Pubblicato sul manifesto dell’11 febbraio 2014 –
Negli ultimi tempi ho notato il moltiplicarsi – da parte di persone anche molto distanti per cultura e orientamento politico – di proposte per rafforzare una qualche forma di servizio civile rivolto ai giovani. Ne hanno scritto diversamente Barbara Palombelli e Fulvia Bandoli, Giancarlo Bosetti e Michele Serra. L’idea di un servizio civile europeo si trova nei programmi di Matteo Renzi, ma in questi giorni anche Stefano Fassina e un gruppo della minoranza del Pd propone di legare strettamente servizio civile e politiche per il lavoro giovanile.
Anche a me era venuto in mente qualcosa di simile di fronte all’alluvione che nell’autunno 2011 aveva colpito le Cinque Terre in Liguria: un servizio civile per la cura del territorio, una forma di impegno pubblico e collettivo per garantire quelle opere – come i muretti a secco che sorreggono le coltivazioni a fasce sulle colline – che costruiti e mantenuti per un millennio e più dai contadini, oggi non trovano le condizioni “di mercato” necessarie alla loro conservazione.
Ma ci sono, a mio giudizio, molte altre buone ragioni.

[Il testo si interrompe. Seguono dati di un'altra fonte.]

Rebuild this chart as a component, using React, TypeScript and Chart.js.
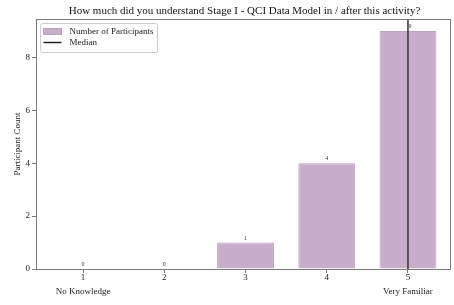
import React, { useEffect, useRef } from "react";
import { Chart, registerables } from "chart.js";

Chart.register(...registerables);

const categories = [1, 2, 3, 4, 5];
const counts = [0, 0, 1, 4, 9];
const medianValue = 5;
const endLabels: Record<number, string> = { 1: "No Knowledge", 5: "Very Familiar" };
const yTicks = [0, 2, 4, 6, 8];
const titleText = "How much did you understand Stage I - QCI Data Model in / after this activity?";

const SERIF = "'Liberation Serif', 'DejaVu Serif', serif";
const BAR_FILL = "rgba(201, 174, 204, 1)";
const BAR_EDGE = "rgba(190, 160, 194, 1)";
const SPINE = "#7a7a7a";

const extrasPlugin = {
  id: "extras",
  afterDatasetsDraw(chart: any) {
    const ctx = chart.ctx;
    const meta = chart.getDatasetMeta(0);
    ctx.save();
    ctx.fillStyle = "#333";
    ctx.font = `6px ${SERIF}`;
    ctx.textAlign = "center";
    ctx.textBaseline = "bottom";
    meta.data.forEach((bar: any, i: number) => {
      ctx.fillText(String(counts[i]), bar.x + (i === 4 ? 2 : 0), bar.y - 1.5);
    });
    ctx.restore();
  },
  afterDraw(chart: any) {
    const ctx = chart.ctx;
    const a = chart.chartArea;
    ctx.save();
    // title centred over the plot area
    ctx.fillStyle = "#111";
    ctx.font = `11px ${SERIF}`;
    ctx.textAlign = "center";
    ctx.textBaseline = "middle";
    ctx.fillText(titleText, (a.left + a.right) / 2 + 1, 11.5);
    // frame
    ctx.strokeStyle = SPINE;
    ctx.lineWidth = 1;
    ctx.strokeRect(Math.round(a.left) + 0.5, Math.round(a.top) + 0.5, Math.round(a.right - a.left) - 1, Math.round(a.bottom - a.top));
    // legend
    const lx = a.left + 4.5, ly = a.top + 4.5, lw = 117, lh = 29;
    ctx.fillStyle = "rgba(255,255,255,0.85)";
    ctx.strokeStyle = "#cccccc";
    ctx.beginPath();
    ctx.roundRect(lx, ly, lw, lh, 2);
    ctx.fill();
    ctx.stroke();
    ctx.fillStyle = BAR_FILL;
    ctx.fillRect(lx + 3, ly + 5, 18, 6);
    ctx.strokeStyle = BAR_EDGE;
    ctx.strokeRect(lx + 3, ly + 5, 18, 6);
    ctx.strokeStyle = "#222";
    ctx.lineWidth = 1.5;
    ctx.beginPath();
    ctx.moveTo(lx + 3, ly + 19);
    ctx.lineTo(lx + 21, ly + 19);
    ctx.stroke();
    ctx.fillStyle = "#222";
    ctx.font = `9px ${SERIF}`;
    ctx.textAlign = "left";
    ctx.textBaseline = "middle";
    ctx.fillText("Number of Participants", lx + 29, ly + 8);
    ctx.fillText("Median", lx + 29, ly + 19);
    ctx.restore();
  },
};

export default function App() {
  const ref = useRef<HTMLCanvasElement | null>(null);
  useEffect(() => {
    if (!ref.current) return;
    const chart = new Chart(ref.current, {
      type: "bar",
      data: {
        datasets: [
          {
            type: "bar",
            label: "Number of Participants",
            data: categories.map((c, i) => ({ x: c, y: counts[i] })),
            backgroundColor: BAR_FILL,
            borderColor: BAR_EDGE,
            borderWidth: 1,
            barPercentage: 0.7,
            categoryPercentage: 1,
            order: 2,
          },
          {
            type: "line",
            label: "Median",
            data: [
              { x: medianValue, y: 0 },
              { x: medianValue, y: 9.45 },
            ],
            borderColor: "#333",
            borderWidth: 1.5,
            pointRadius: 0,
            order: 1,
          } as any,
        ],
      },
      options: {
        animation: false,
        responsive: false,
        layout: { padding: { left: 0, right: 3, top: 19, bottom: 0 } },
        plugins: {
          legend: { display: false },
          tooltip: { enabled: false },
          title: { display: false },
        },
        scales: {
          x: {
            type: "linear",
            offset: false,
            min: 0.42,
            max: 5.53,
            grid: { offset: false, drawOnChartArea: false, drawTicks: true, tickLength: 4, color: SPINE },
            border: { display: false },
            afterBuildTicks: (s: any) => {
              s.ticks = categories.map((v) => ({ value: v }));
            },
            afterFit: (s: any) => {
              s.height = 36;
            },
            ticks: {
              color: "#222",
              font: { family: SERIF, size: 9, lineHeight: 1.6 },
              padding: -2.5,
              maxRotation: 0,
              autoSkip: false,
              callback: (v: any) => (endLabels[v] ? [String(v), endLabels[v]] : String(v)),
            },
          },
          y: {
            type: "linear",
            min: 0,
            max: 9.45,
            grid: { drawOnChartArea: false, drawTicks: true, tickLength: 4, color: SPINE },
            border: { display: false },
            afterBuildTicks: (s: any) => {
              s.ticks = yTicks.map((v) => ({ value: v }));
            },
            afterFit: (s: any) => {
              s.width = 36;
            },
            title: {
              display: true,
              text: "Participant Count",
              color: "#222",
              font: { family: SERIF, size: 9 },
              padding: { top: 12, bottom: 0 },
            },
            ticks: { color: "#222", font: { family: SERIF, size: 9 }, padding: 2 },
          },
        },
      },
      plugins: [extrasPlugin],
    });
    return () => chart.destroy();
  }, []);
  return (
    <div style={{ position: "fixed", left: 0, top: 0, width: 454, height: 305, background: "#fff" }}>
      <canvas ref={ref} width={454} height={305} style={{ width: 454, height: 305 }} />
    </div>
  );
}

Ragazzi e ragazze, dopo la scuola dell’obbligo o dopo l’università, potrebbero essere indotti per un anno a collaborare a grandi progetti per migliorare il paese (riassetto idrogeologico, valorizzazione dei beni culturali, servizi alle persone che ne hanno bisogno) e a trascorrere un periodo all’estero, in Europa ma anche nei paesi vicini del Mediterraneo. Un’esperienza formativa, e insieme un modo di mettere alla prova capacità e professionalità, un tirocinio verso possibili forme di occupazione. Magari legando il servizio al reddito di cittadinanza.
Ai miei tempi la leva militare era obbligatoria: la retorica del contributo alla “difesa della patria” in armi non era molto condivisa, c’era chi si rifiutava come obiettore di coscienza. C’era un movimento di “soldati democratici”. Ma si pensava – almeno in una parte della sinistra – che la leva di massa fosse anche una garanzia contro i rischi autoritari in un esercito solo professionale.
Immagino che l’ipotesi di un servizio civile obbligatorio sia costosa – e in realtà, come denuncia Lucio Palazzini su Sbilanciamoci, in questo momento è drasticamente ridotto lo stesso servizio civile volontario esistente – ma se si volesse davvero investire nei progetti di cui ho accennato, e sul ruolo delle persone più giovani, non dovrebbero esserci spese da considerare impossibili.
Ci sarebbe da fare un grande dibattito su una nuova etica pubblica. Basata sulla cura, sull’apertura al mondo, sulla conoscenza più profonda e diretta dei contesti culturali e sociali in cui si vive. Ma è concepibile, oggi, battersi per avere non solo un riconoscimento, ma anche per contrarre un obbligo verso la collettività?